> Zero-shot learning (ZSL) is a problem setup in deep learning where, at test time, a learner observes samples from classes which were not observed during training, and needs to predict the class that they belong to. The name is a play on words based on the earlier concept of one-shot learning, in which classification can be learned from only one, or a few, examples.
https://en.wikipedia.org/wiki/Zero-shot_learning
edit: since there seems to be some degree of confusion regarding this definition, I'll break it down more simply:
We are modeling the conditional probability P(Audio|Voice). If the model samples from this distribution for a Voice class not observed during training, it is by definition zero-shot.
"Prediction" here is not a simple classification, but the estimation of this conditional probability distribution for a Voice class not observed during training.
Providing reference audio to a model at inference-time is no different than including an AGENTS.md when interacting with an LLM. You're providing context, not updating the model weights.
I think the point is it's not zero shot if a sample is needed. A system that require one sample is usually considered one-shot, or few-shot if it needs few, etc etc.
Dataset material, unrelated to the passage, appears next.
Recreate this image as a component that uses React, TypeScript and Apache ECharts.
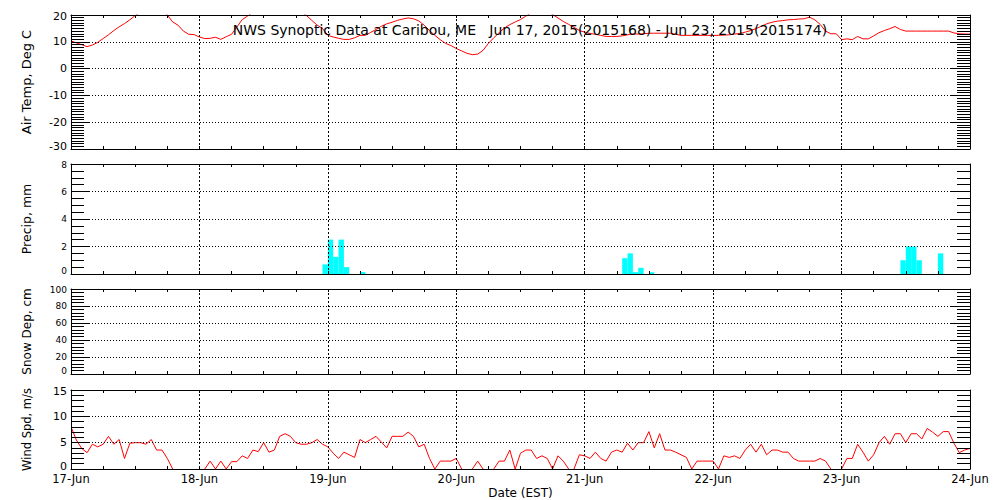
import React, { useEffect, useRef } from 'react';
import * as echarts from 'echarts';

const FONT = '"DejaVu Sans", Verdana, sans-serif';

const titleText = 'NWS Synoptic Data at Caribou, ME   Jun 17, 2015(2015168) - Jun 23, 2015(2015174)';
const dayLabels = ['17-Jun', '18-Jun', '19-Jun', '20-Jun', '21-Jun', '22-Jun', '23-Jun', '24-Jun'];
const panelNames = ['Air Temp, Deg C', 'Precip, mm', 'Snow Dep, cm', 'Wind Spd, m/s'];
const yMins = [-30, 0, 0, 0];
const yMaxs = [20, 8, 100, 15];
const yIntervals = [10, 2, 20, 5];
const yMinorSplits = [10, 4, 5, 5];
const xAxisName = 'Date (EST)';

// hourly air temperature, deg C (hour 0 = 17-Jun 00:00 EST)
const tempC = [
  10.3, 9.6, 8.9, 8.2, 8.8, 9.8, 11.2, 12.6, 14.2, 15.6,
  16.8, 18.2, 19.8, 21.0, 22.0, 22.6, 22.8, 22.0, 20.0, 17.4,
  16.2, 14.0, 12.8, 12.7, 11.8, 11.2, 11.3, 11.7, 10.9, 11.9,
  12.8, 15.5, 18.3, 19.6, 21.0, 22.5, 23.5, 24.3, 24.8, 25.0,
  24.6, 23.8, 22.5, 21.2, 19.8, 18.0, 16.2, 15.0, 12.4, 11.8,
  11.3, 10.9, 10.9, 11.5, 12.4, 12.4, 13.5, 14.6, 15.8, 16.7,
  17.3, 18.0, 18.5, 18.9, 18.6, 17.8, 16.2, 14.2, 12.4, 10.8,
  9.4, 8.6, 7.5, 6.6, 5.7, 5.2, 5.4, 6.8, 9.4, 11.5,
  13.4, 15.2, 16.4, 17.4, 18.3, 19.6, 20.8, 21.6, 21.8, 21.2,
  20.2, 18.9, 17.6, 16.5, 15.4, 14.2, 13.6, 13.1, 12.8, 12.4,
  12.0, 12.0, 12.0, 12.2, 12.6, 12.9, 12.9, 13.0, 13.2, 13.2,
  13.2, 13.2, 13.2, 12.8, 12.4, 12.4, 12.4, 12.4, 12.4, 12.4,
  12.4, 12.4, 12.5, 12.6, 12.9, 13.1, 13.6, 14.2, 14.9, 15.8,
  16.7, 17.3, 17.7, 17.9, 18.2, 18.3, 18.5, 18.6, 19.2, 18.2,
  16.5, 14.0, 13.0, 13.0, 10.8, 11.1, 10.8, 12.0, 11.1, 11.1,
  12.2, 13.4, 14.2, 14.9, 15.7, 14.6, 14.0, 14.0, 14.0, 14.0,
  14.0, 14.0, 14.0, 14.0, 14.0, 13.3, 13.0, 12.9, 12.9,
];

// hourly precipitation, mm (only hours with precipitation)
const precipHours = [47, 48, 49, 50, 51, 54, 103, 104, 105, 106, 108, 155, 156, 157, 158, 162];
const precipMm = [0.7, 2.5, 1.25, 2.5, 0.5, 0.15, 1.15, 1.5, 0.13, 0.45, 0.13, 1.0, 2.0, 2.0, 1.0, 1.5];

// hourly wind speed, m/s
const windMs = [
  8.0, 5.5, 3.9, 3.1, 4.7, 4.2, 4.7, 6.2, 4.7, 5.6,
  2.0, 4.9, 5.0, 5.0, 4.7, 5.6, 3.6, 3.6, 2.0, 0,
  0, 0, 0, 0, 0, 0, 1.5, 0, 1.5, 0,
  1.4, 1.4, 2.5, 2.0, 3.6, 3.3, 5.0, 3.2, 3.6, 6.2,
  6.7, 6.2, 5.0, 4.7, 4.7, 5.0, 5.6, 4.7, 4.2, 3.0,
  2.0, 3.2, 2.7, 2.2, 5.6, 5.0, 5.6, 6.2, 5.1, 4.0,
  6.2, 6.2, 6.2, 7.0, 6.2, 4.2, 4.7, 2.0, 0, 1.5,
  1.5, 1.5, 2.0, 0, 0, 0, 1.5, 0, 0, 0,
  1.5, 1.5, 3.6, 0, 3.0, 3.6, 3.6, 2.0, 2.5, 2.0,
  0, 2.5, 1.5, 0, 0, 2.7, 2.5, 2.0, 3.2, 2.0,
  1.5, 3.2, 3.6, 3.2, 4.9, 3.6, 5.0, 5.0, 7.1, 4.0,
  6.7, 3.6, 3.6, 3.2, 2.7, 2.2, 0, 1.5, 1.5, 1.5,
  1.5, 0, 2.5, 2.2, 2.5, 2.0, 3.6, 4.7, 3.2, 4.7,
  2.7, 3.6, 3.6, 3.2, 3.2, 2.0, 1.5, 1.5, 1.5, 1.5,
  2.0, 1.5, 0, 0, 0, 2.0, 2.0, 4.7, 3.2, 1.5,
  2.7, 5.0, 6.2, 4.7, 6.7, 6.7, 5.0, 6.7, 6.7, 5.7,
  7.7, 7.0, 6.2, 7.1, 7.1, 4.9, 3.1, 3.6, 3.9,
];

// layout
const panelTops = [15, 164, 289, 390];
const panelHeights = [134, 110, 85, 79];
const labelSizes = [11, 9, 9, 11];
const nameSizes = [13, 12.5, 12, 11.5];

export default function App() {
  const ref = useRef<HTMLDivElement>(null);

  useEffect(() => {
    if (!ref.current) return;
    const chart = echarts.init(ref.current, null, { renderer: 'svg' });
    const black = '#000000';

    const grids = panelTops.map((t, i) => ({ left: 71, width: 899, top: t, height: panelHeights[i] }));

    const xAxes: any[] = [];
    const yAxes: any[] = [];
    panelTops.forEach((_, i) => {
      const isLast = i === panelTops.length - 1;
      const baseX = {
        type: 'value',
        gridIndex: i,
        min: 0,
        max: 168,
        interval: 24,
        z: 3,
        axisLine: { show: true, onZero: false, lineStyle: { color: black, width: 1 } },
        axisTick: { show: true, inside: true, length: 3, lineStyle: { color: black, width: 1 } },
        minorTick: { show: true, splitNumber: 4, length: 3, lineStyle: { color: black, width: 1 } },
      };
      xAxes.push({
        ...baseX,
        position: 'bottom',
        splitLine: { show: true, lineStyle: { color: black, width: 1, type: [2, 2] } },
        axisLabel: isLast
          ? {
              show: true,
              color: black,
              fontSize: 11.5,
              fontFamily: FONT,
              margin: 4,
              showMinLabel: true,
              showMaxLabel: true,
              formatter: (v: number) => dayLabels[Math.round(v / 24)] ?? '',
            }
          : { show: false },
        name: isLast ? xAxisName : '',
        nameLocation: 'middle',
        nameGap: 18,
        nameTextStyle: { color: black, fontSize: 12, fontFamily: FONT },
      });
      xAxes.push({
        ...baseX,
        position: 'top',
        splitLine: { show: false },
        axisLabel: { show: false },
      });
      const baseY = {
        type: 'value',
        gridIndex: i,
        min: yMins[i],
        max: yMaxs[i],
        interval: yIntervals[i],
        z: 3,
        axisLine: { show: true, onZero: false, lineStyle: { color: black, width: 1 } },
        axisTick: { show: true, inside: true, length: 19, lineStyle: { color: black, width: 1 } },
        minorTick: { show: true, splitNumber: yMinorSplits[i], length: 13, lineStyle: { color: black, width: 1 } },
      };
      const fs = labelSizes[i];
      const lo = yMins[i];
      const hi = yMaxs[i];
      yAxes.push({
        ...baseY,
        position: 'left',
        splitLine: { show: true, lineStyle: { color: black, width: 1, type: [1, 2] } },
        axisLabel: {
          show: true,
          color: black,
          fontSize: fs,
          fontFamily: FONT,
          margin: 4,
          showMinLabel: true,
          showMaxLabel: true,
          formatter: (v: number) => (v === lo ? `{lo|${v}}` : v === hi ? `{hi|${v}}` : `${v}`),
          rich: {
            lo: { fontSize: fs, fontFamily: FONT, color: black, padding: [0, 0, 6, 0] },
            hi: { fontSize: fs, fontFamily: FONT, color: black, padding: [2, 0, 0, 0] },
          },
        },
        name: panelNames[i],
        nameLocation: 'middle',
        nameGap: 38,
        nameTextStyle: { color: black, fontSize: nameSizes[i], fontFamily: FONT },
      });
      yAxes.push({
        ...baseY,
        position: 'right',
        splitLine: { show: false },
        axisLabel: { show: false },
      });
    });

    chart.setOption({
      animation: false,
      backgroundColor: '#ffffff',
      textStyle: { fontFamily: FONT },
      grid: grids,
      xAxis: xAxes,
      yAxis: yAxes,
      graphic: [
        {
          type: 'text',
          x: 530,
          y: 30,
          z: 10,
          style: {
            text: titleText,
            fill: black,
            font: `14px ${FONT}`,
            align: 'center',
            verticalAlign: 'middle',
          },
        },
      ],
      series: [
        {
          type: 'line',
          xAxisIndex: 0,
          yAxisIndex: 0,
          z: -1,
          data: tempC.map((v, h) => [h, v]),
          symbol: 'none',
          showSymbol: false,
          clip: true,
          lineStyle: { color: '#ff0000', width: 1 },
        },
        {
          type: 'custom',
          xAxisIndex: 2,
          yAxisIndex: 2,
          z: -1,
          data: precipHours.map((h, k) => [h, precipMm[k]]),
          renderItem: (params: any, api: any) => {
            const h = api.value(0);
            const v = api.value(1);
            const p0 = api.coord([h, 0]);
            const p1 = api.coord([h + 1, v]);
            return {
              type: 'rect',
              shape: { x: p0[0], y: p1[1], width: p1[0] - p0[0], height: p0[1] - p1[1] },
              style: { fill: '#00ffff' },
            };
          },
        },
        {
          // wind line drawn hour by hour; calm stretches lie hidden under the axis
          type: 'custom',
          xAxisIndex: 6,
          yAxisIndex: 6,
          z: -1,
          clip: true,
          data: windMs.map((v, h) => [h, v, h + 1 < windMs.length ? windMs[h + 1] : v]),
          renderItem: (params: any, api: any) => {
            const h = api.value(0);
            const v = api.value(1);
            const next = api.value(2);
            if (h >= windMs.length - 1) return null;
            if (v === 0 && next === 0) return null;
            const a = api.coord([h, v]);
            const b = api.coord([h + 1, next]);
            return {
              type: 'line',
              shape: { x1: a[0], y1: a[1], x2: b[0], y2: b[1] },
              style: { stroke: '#ff0000', lineWidth: 1 },
            };
          },
        },
      ],
    });

    return () => chart.dispose();
  }, []);

  return (
    <div
      ref={ref}
      style={{ position: 'absolute', left: 0, top: 0, width: 1000, height: 500, background: '#ffffff' }}
    />
  );
}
This generic answer from Wikipedia is not very helpful in this context. Zero-shot voice cloning in TTS usually means that data of the target speaker you want the generated speech to sound like does not need to be included in the training data used to train the TTS models. In other words, you can provide an audio sample of the target speaker together with the text to be spoken to generate the audio that sounds like it was spoken by that speaker.